In the philosophy to tweak the current system, consumers are directly affected by increases in annual insurance premiums and ever-rising personal deductibles while still paying taxes to support Medicare and Medicaid -- all in an environment of out-of-control health care inflation in which the consumers have minimal, if any, impact. In other words, they can't do anything about it.
In the alternate philosophy, which is the basis for this proposed bill, consumers do have a voice and they choose as a community through a vote or through the governing board to increase their own taxes or restructure their own benefits, which, in effect, is true consumer-directed health care.
Let's expand on these two very different philosophical approaches to reform. Society – and, more specifically, the Senate Bill 208 Commission -- must grapple with choosing one of these two paths:
Do we continue down the road of tweaking our so-called market-driven system? If so, society must understand that there will always be a small group of people who will receive everything that health care can provide, a larger segment of the population who has poor or no access to it, and the rest of middle class America who are somewhere in the middle and will continue to struggle in a system driven by a motivation of profit and cost-shifting.
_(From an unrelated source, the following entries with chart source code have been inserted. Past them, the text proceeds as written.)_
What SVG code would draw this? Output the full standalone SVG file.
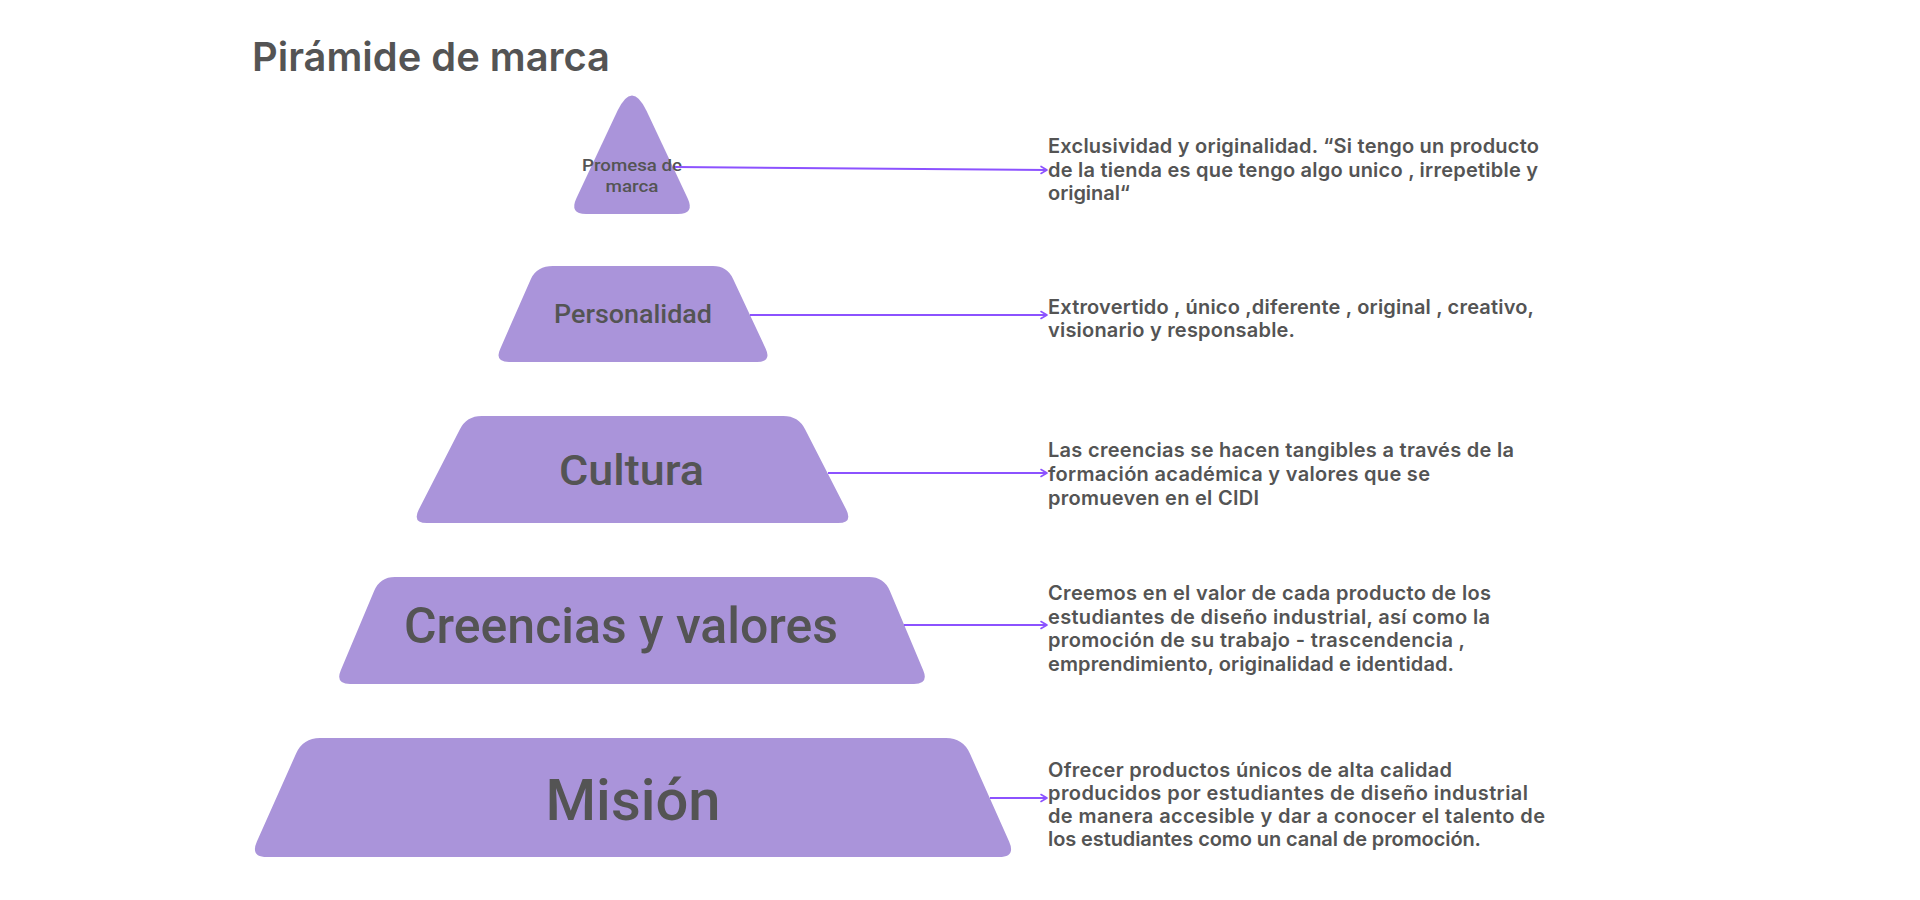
<svg xmlns="http://www.w3.org/2000/svg" width="1920" height="900" viewBox="0 0 1920 900">
<style>
.bg{fill:#ffffff}
.shape{fill:#aa94da}
.title{font-family:Inter,"Noto Sans","DejaVu Sans",sans-serif;font-weight:600;font-size:40px;fill:#545454}
.lbl{font-family:Roboto,"Liberation Sans",sans-serif;font-weight:500;fill:#545454;text-anchor:middle}
.desc{font-family:Inter,"Noto Sans","DejaVu Sans",sans-serif;font-weight:600;font-size:20px;fill:#545454}
.conn{stroke:#8c52ff;stroke-width:2;fill:none}
</style>
<defs>
<marker id="arr" markerUnits="userSpaceOnUse" markerWidth="12" markerHeight="12" refX="9" refY="6" orient="auto">
<path d="M3,2.5 L9,6 L3,9.5" fill="none" stroke="#8c52ff" stroke-width="1.6" stroke-linecap="round" stroke-linejoin="round"/>
</marker>
</defs>
<rect class="bg" x="0" y="0" width="1920" height="900"/>
<text class="title" x="252" y="71" textLength="358" lengthAdjust="spacingAndGlyphs">Pirámide de marca</text>

<g id="promesa">
<path class="shape" d="M617.5,110.8 Q632,80 646.5,110.8 L687.5,198 Q695,214 678,214 L586,214 Q569,214 576.5,198 Z"/>
<text class="lbl" x="632" y="171" font-size="16.5" textLength="100" lengthAdjust="spacingAndGlyphs">Promesa de</text>
<text class="lbl" x="632" y="192" font-size="16.5" textLength="53" lengthAdjust="spacingAndGlyphs">marca</text>
</g>
<g id="personalidad">
<path class="shape" d="M553,266 L713,266 Q727,266 733,278.7 L765.6,348.4 Q772,362 757,362 L509,362 Q494,362 500.4,348.4 L531,278.7 Q537,266 553,266 Z"/>
<text class="lbl" x="633" y="323" font-size="26" textLength="158" lengthAdjust="spacingAndGlyphs">Personalidad</text>
</g>
<g id="cultura">
<path class="shape" d="M481.6,416 L783.4,416 Q798.4,416 805.2,429.4 L846.2,509.6 Q853,523 838,523 L427,523 Q412,523 418.8,509.6 L459.8,429.4 Q466.6,416 481.6,416 Z"/>
<text class="lbl" x="631.5" y="485" font-size="43" textLength="145" lengthAdjust="spacingAndGlyphs">Cultura</text>
</g>
<g id="creencias">
<path class="shape" d="M395,577 L869,577 Q884,577 889.8,590.8 L923.2,670.2 Q929,684 914,684 L350,684 Q335,684 340.8,670.2 L374.2,590.8 Q380,577 395,577 Z"/>
<text class="lbl" x="621" y="643" font-size="50" textLength="434" lengthAdjust="spacingAndGlyphs">Creencias y valores</text>
</g>
<g id="mision">
<path class="shape" d="M320,738 L946,738 Q963,738 969.9,753.5 L1009.1,841.5 Q1016,857 999,857 L267,857 Q250,857 256.9,841.5 L296.1,753.5 Q303,738 320,738 Z"/>
<text class="lbl" x="633" y="820" font-size="58" textLength="175" lengthAdjust="spacingAndGlyphs">Misión</text>
</g>

<g id="connectors">
<path class="conn" d="M675,167 L1047,170" marker-end="url(#arr)"/>
<path class="conn" d="M750,315 L1047,315" marker-end="url(#arr)"/>
<path class="conn" d="M828,473 L1047,473" marker-end="url(#arr)"/>
<path class="conn" d="M904,625 L1047,625" marker-end="url(#arr)"/>
<path class="conn" d="M990,798 L1047,798" marker-end="url(#arr)"/>
</g>

<g id="desc-promesa">
<text class="desc" x="1048" y="153" textLength="491" lengthAdjust="spacing">Exclusividad y originalidad. “Si tengo un producto</text>
<text class="desc" x="1048" y="176.5" textLength="490" lengthAdjust="spacing">de la tienda es que tengo algo unico , irrepetible y</text>
<text class="desc" x="1048" y="200" textLength="82" lengthAdjust="spacing">original“</text>
</g>
<g id="desc-personalidad">
<text class="desc" x="1048" y="314" textLength="486" lengthAdjust="spacing">Extrovertido , único ,diferente , original , creativo,</text>
<text class="desc" x="1048" y="337" textLength="247" lengthAdjust="spacing">visionario y responsable.</text>
</g>
<g id="desc-cultura">
<text class="desc" x="1048" y="457" textLength="466" lengthAdjust="spacing">Las creencias se hacen tangibles a través de la</text>
<text class="desc" x="1048" y="481" textLength="382" lengthAdjust="spacing">formación académica y valores que se</text>
<text class="desc" x="1048" y="505" textLength="211" lengthAdjust="spacing">promueven en el CIDI</text>
</g>
<g id="desc-creencias">
<text class="desc" x="1048" y="600" textLength="443" lengthAdjust="spacing">Creemos en el valor de cada producto de los</text>
<text class="desc" x="1048" y="623.5" textLength="442" lengthAdjust="spacing">estudiantes de diseño industrial, así como la</text>
<text class="desc" x="1048" y="647" textLength="417" lengthAdjust="spacing">promoción de su trabajo - trascendencia ,</text>
<text class="desc" x="1048" y="670.5" textLength="406" lengthAdjust="spacing">emprendimiento, originalidad e identidad.</text>
</g>
<g id="desc-mision">
<text class="desc" x="1048" y="777" textLength="404" lengthAdjust="spacing">Ofrecer productos únicos de alta calidad</text>
<text class="desc" x="1048" y="800" textLength="480" lengthAdjust="spacing">producidos por estudiantes de diseño industrial</text>
<text class="desc" x="1048" y="823" textLength="497" lengthAdjust="spacing">de manera accesible y dar a conocer el talento de</text>
<text class="desc" x="1048" y="846" textLength="433" lengthAdjust="spacing">los estudiantes como un canal de promoción.</text>
</g>
</svg>
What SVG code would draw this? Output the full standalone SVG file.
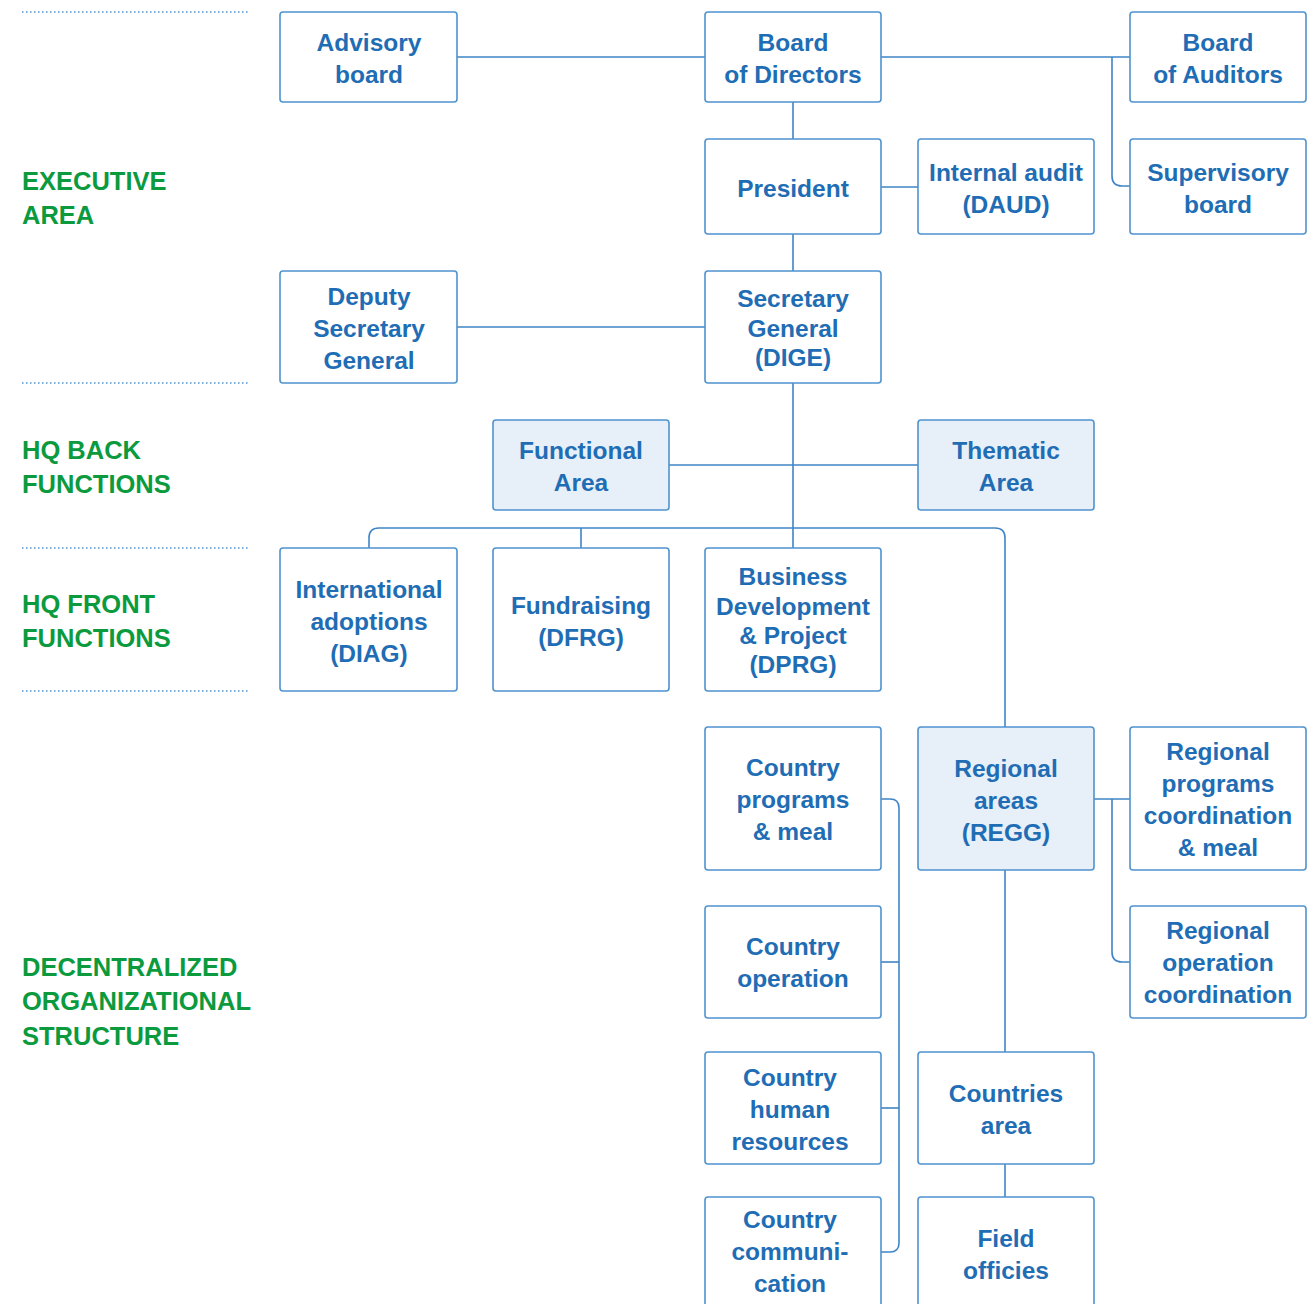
<svg xmlns="http://www.w3.org/2000/svg" width="1315" height="1304" viewBox="0 0 1315 1304">
<style>
.box{fill:#ffffff;stroke:#4f93cf;stroke-width:1.6}
.hl{fill:#e7eff8}
.t{font-family:"Liberation Sans",Arial,sans-serif;font-weight:bold;font-size:24.5px;fill:#1f6db4;text-anchor:middle}
.g{font-family:"Liberation Sans",Arial,sans-serif;font-weight:bold;font-size:25.5px;fill:#0b9a3e}
.sep{stroke:#4f93cf;stroke-width:1.3;stroke-dasharray:1.5 2.5;fill:none}
.c{stroke:#3f85c6;stroke-width:1.6;fill:none}
</style>
<rect width="1315" height="1304" fill="#ffffff"/>
<g id="separators">
<line class="sep" x1="22" y1="12" x2="248" y2="12"/>
<line class="sep" x1="22" y1="383" x2="248" y2="383"/>
<line class="sep" x1="22" y1="548" x2="248" y2="548"/>
<line class="sep" x1="22" y1="691" x2="248" y2="691"/>
</g>
<g id="area-labels">
<text class="g" x="22" y="190">EXECUTIVE</text>
<text class="g" x="22" y="224">AREA</text>
<text class="g" x="22" y="459">HQ BACK</text>
<text class="g" x="22" y="493">FUNCTIONS</text>
<text class="g" x="22" y="613">HQ FRONT</text>
<text class="g" x="22" y="647">FUNCTIONS</text>
<text class="g" x="22" y="976">DECENTRALIZED</text>
<text class="g" x="22" y="1010">ORGANIZATIONAL</text>
<text class="g" x="22" y="1045">STRUCTURE</text>
</g>
<g id="connectors">
<line class="c" x1="457" y1="57" x2="705" y2="57"/>
<line class="c" x1="881" y1="57" x2="1130" y2="57"/>
<path class="c" d="M1112 57 V176 Q1112 186 1122 186 H1130"/>
<line class="c" x1="793" y1="102" x2="793" y2="139"/>
<line class="c" x1="881" y1="187" x2="918" y2="187"/>
<line class="c" x1="793" y1="234" x2="793" y2="271"/>
<line class="c" x1="457" y1="327" x2="705" y2="327"/>
<line class="c" x1="793" y1="383" x2="793" y2="548"/>
<line class="c" x1="669" y1="465" x2="918" y2="465"/>
<path class="c" d="M369 548 V538 Q369 528 379 528 H995 Q1005 528 1005 538 V727"/>
<line class="c" x1="581" y1="528" x2="581" y2="548"/>
<line class="c" x1="1094" y1="799" x2="1130" y2="799"/>
<path class="c" d="M1112 799 V952 Q1112 962 1122 962 H1130"/>
<line class="c" x1="1005" y1="870" x2="1005" y2="1052"/>
<line class="c" x1="1005" y1="1164" x2="1005" y2="1197"/>
<path class="c" d="M881 799 H890 Q899 799 899 808 V1243 Q899 1252 890 1252 H881"/>
<line class="c" x1="881" y1="962" x2="899" y2="962"/>
<line class="c" x1="881" y1="1108" x2="899" y2="1108"/>
</g>
<g id="advisory-board">
<rect class="box" x="280" y="12" width="177" height="90" rx="3"/>
<text class="t" x="369" y="51">Advisory</text>
<text class="t" x="369" y="83">board</text>
</g>
<g id="board-of-directors">
<rect class="box" x="705" y="12" width="176" height="90" rx="3"/>
<text class="t" x="793" y="51">Board</text>
<text class="t" x="793" y="83">of Directors</text>
</g>
<g id="board-of-auditors">
<rect class="box" x="1130" y="12" width="176" height="90" rx="3"/>
<text class="t" x="1218" y="51">Board</text>
<text class="t" x="1218" y="83">of Auditors</text>
</g>
<g id="president">
<rect class="box" x="705" y="139" width="176" height="95" rx="3"/>
<text class="t" x="793" y="197">President</text>
</g>
<g id="internal-audit">
<rect class="box" x="918" y="139" width="176" height="95" rx="3"/>
<text class="t" x="1006" y="181">Internal audit</text>
<text class="t" x="1006" y="213">(DAUD)</text>
</g>
<g id="supervisory-board">
<rect class="box" x="1130" y="139" width="176" height="95" rx="3"/>
<text class="t" x="1218" y="181">Supervisory</text>
<text class="t" x="1218" y="213">board</text>
</g>
<g id="deputy-secretary-general">
<rect class="box" x="280" y="271" width="177" height="112" rx="3"/>
<text class="t" x="369" y="305">Deputy</text>
<text class="t" x="369" y="337">Secretary</text>
<text class="t" x="369" y="369">General</text>
</g>
<g id="secretary-general">
<rect class="box" x="705" y="271" width="176" height="112" rx="3"/>
<text class="t" x="793" y="307">Secretary</text>
<text class="t" x="793" y="337">General</text>
<text class="t" x="793" y="366">(DIGE)</text>
</g>
<g id="functional-area">
<rect class="box hl" x="493" y="420" width="176" height="90" rx="3"/>
<text class="t" x="581" y="459">Functional</text>
<text class="t" x="581" y="491">Area</text>
</g>
<g id="thematic-area">
<rect class="box hl" x="918" y="420" width="176" height="90" rx="3"/>
<text class="t" x="1006" y="459">Thematic</text>
<text class="t" x="1006" y="491">Area</text>
</g>
<g id="international-adoptions">
<rect class="box" x="280" y="548" width="177" height="143" rx="3"/>
<text class="t" x="369" y="598">International</text>
<text class="t" x="369" y="630">adoptions</text>
<text class="t" x="369" y="662">(DIAG)</text>
</g>
<g id="fundraising">
<rect class="box" x="493" y="548" width="176" height="143" rx="3"/>
<text class="t" x="581" y="614">Fundraising</text>
<text class="t" x="581" y="646">(DFRG)</text>
</g>
<g id="business-development">
<rect class="box" x="705" y="548" width="176" height="143" rx="3"/>
<text class="t" x="793" y="585">Business</text>
<text class="t" x="793" y="615">Development</text>
<text class="t" x="793" y="644">&amp; Project</text>
<text class="t" x="793" y="673">(DPRG)</text>
</g>
<g id="country-programs">
<rect class="box" x="705" y="727" width="176" height="143" rx="3"/>
<text class="t" x="793" y="776">Country</text>
<text class="t" x="793" y="808">programs</text>
<text class="t" x="793" y="840">&amp; meal</text>
</g>
<g id="regional-areas">
<rect class="box hl" x="918" y="727" width="176" height="143" rx="3"/>
<text class="t" x="1006" y="777">Regional</text>
<text class="t" x="1006" y="809">areas</text>
<text class="t" x="1006" y="841">(REGG)</text>
</g>
<g id="regional-programs-coordination">
<rect class="box" x="1130" y="727" width="176" height="143" rx="3"/>
<text class="t" x="1218" y="760">Regional</text>
<text class="t" x="1218" y="792">programs</text>
<text class="t" x="1218" y="824">coordination</text>
<text class="t" x="1218" y="856">&amp; meal</text>
</g>
<g id="country-operation">
<rect class="box" x="705" y="906" width="176" height="112" rx="3"/>
<text class="t" x="793" y="955">Country</text>
<text class="t" x="793" y="987">operation</text>
</g>
<g id="regional-operation-coordination">
<rect class="box" x="1130" y="906" width="176" height="112" rx="3"/>
<text class="t" x="1218" y="939">Regional</text>
<text class="t" x="1218" y="971">operation</text>
<text class="t" x="1218" y="1003">coordination</text>
</g>
<g id="country-human-resources">
<rect class="box" x="705" y="1052" width="176" height="112" rx="3"/>
<text class="t" x="790" y="1086">Country</text>
<text class="t" x="790" y="1118">human</text>
<text class="t" x="790" y="1150">resources</text>
</g>
<g id="countries-area">
<rect class="box" x="918" y="1052" width="176" height="112" rx="3"/>
<text class="t" x="1006" y="1102">Countries</text>
<text class="t" x="1006" y="1134">area</text>
</g>
<g id="country-communication">
<rect class="box" x="705" y="1197" width="176" height="130" rx="3"/>
<text class="t" x="790" y="1228">Country</text>
<text class="t" x="790" y="1260">communi-</text>
<text class="t" x="790" y="1292">cation</text>
</g>
<g id="field-officies">
<rect class="box" x="918" y="1197" width="176" height="130" rx="3"/>
<text class="t" x="1006" y="1247">Field</text>
<text class="t" x="1006" y="1279">officies</text>
</g>
</svg>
It's worth noting that, as health care inflation continues to spiral, more middle class Americans will fall into the segment who has poor or no access to the system.
Or, do we muster the courage necessary to embark in a new direction in which we all share in the burden of cost and responsibility and all patients are treated equally and have access to a minimum standard of acceptable care? The more one understands health care, the more one understands you cannot have it both ways.
That's why this Blue Ribbon Health Care Reform Commission is so important. Its role is not to pick one option and say "we're done". Rather, its role is to give several options with their pluses, minuses, and financial (not political) feasibility to the Legislature and, in effect, to society to debate. That's why it is also so important that a single payer model be a part of the options presented and why this bill written specifically for Colorado is such a good platform for beginning the discussion.
As far as this proposal goes, another primary reason why the governing board and its configuration is so important is to protect the interests of the people. By providing for a member from each state senatorial district appointed by that district's senator, the board members are insulated to a certain degree from any single interest that could unduly threaten or influence the board. It also gives equal representation across the state. With the board convening on a quarterly basis, it provides the platform of accountability to the people and the transparency so necessary to keep the system sustainable.
There are some who may argue that this makes the board too large and unwieldy. Certainly, the size of the representative regions and the size of the board are open to debate. But, the concept of having the system accountable to the people must remain intact to ensure its success.
In conclusion, these are the arguments and the thought processes behind the major points of the enclosed bill. I hope that the Commission finds them useful and gives serious consideration to the single payer concept as a viable option in our search for the answer to our current health care dilemma.
If I can be of any assistance to the board in answering questions on this or any other proposal, I am happy to avail my expertise to your service.